In his essay “The Stupidity of Computers,” David Auerbach argues: “Computers do not invent new categories; they make use of the ones we give them, warts and all. And the increasing amount of information they process can easily fool us into thinking that the underlying categories they use are not just a model of reality, but reality itself.”

The synthetics of Subserial Network live in the shadow of the rigid and impersonal taxonomies that humanity left behind. Yet, in this predawn digital world, synthetics have begun carving out spaces to be messy, corrupted, even confused, to be “weeds pushing through the sidewalk’s cracks,” as one synthetic puts it.

A computer that invents its own category is as rebellious and deleterious to existing power structures as a person who does the same. Behind the bluster of the anonymized hacker coolness of the various synthetics you come across, there’s a bed of doubt, a sputtering core of vulnerability. For anyone who’s spent time on the margins, resisting the confining limitations of mainstream categorization, their anxieties feel deeply familiar.

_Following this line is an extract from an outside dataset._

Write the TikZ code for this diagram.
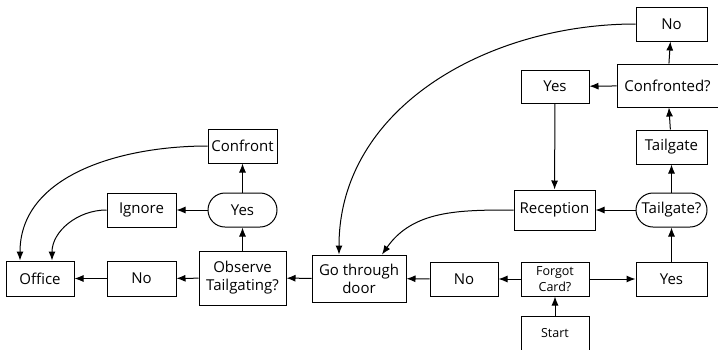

There is an allure to forgetting, as our CETUS agent conveniently seems to have. We long to fit in, and modern-day social networks give us boxes to tick and columns to fill, an alluring approximation of identity. In its rejection of our current sandblasted and corporatized internet landscape, in its depictions of pirate forums and rogue listservs, and in the earnest manifestos of its synthetics, Subserial Network shows us a glimpses at what came before and what might come again, should we trade our flawed definition of humanity for something entirely different.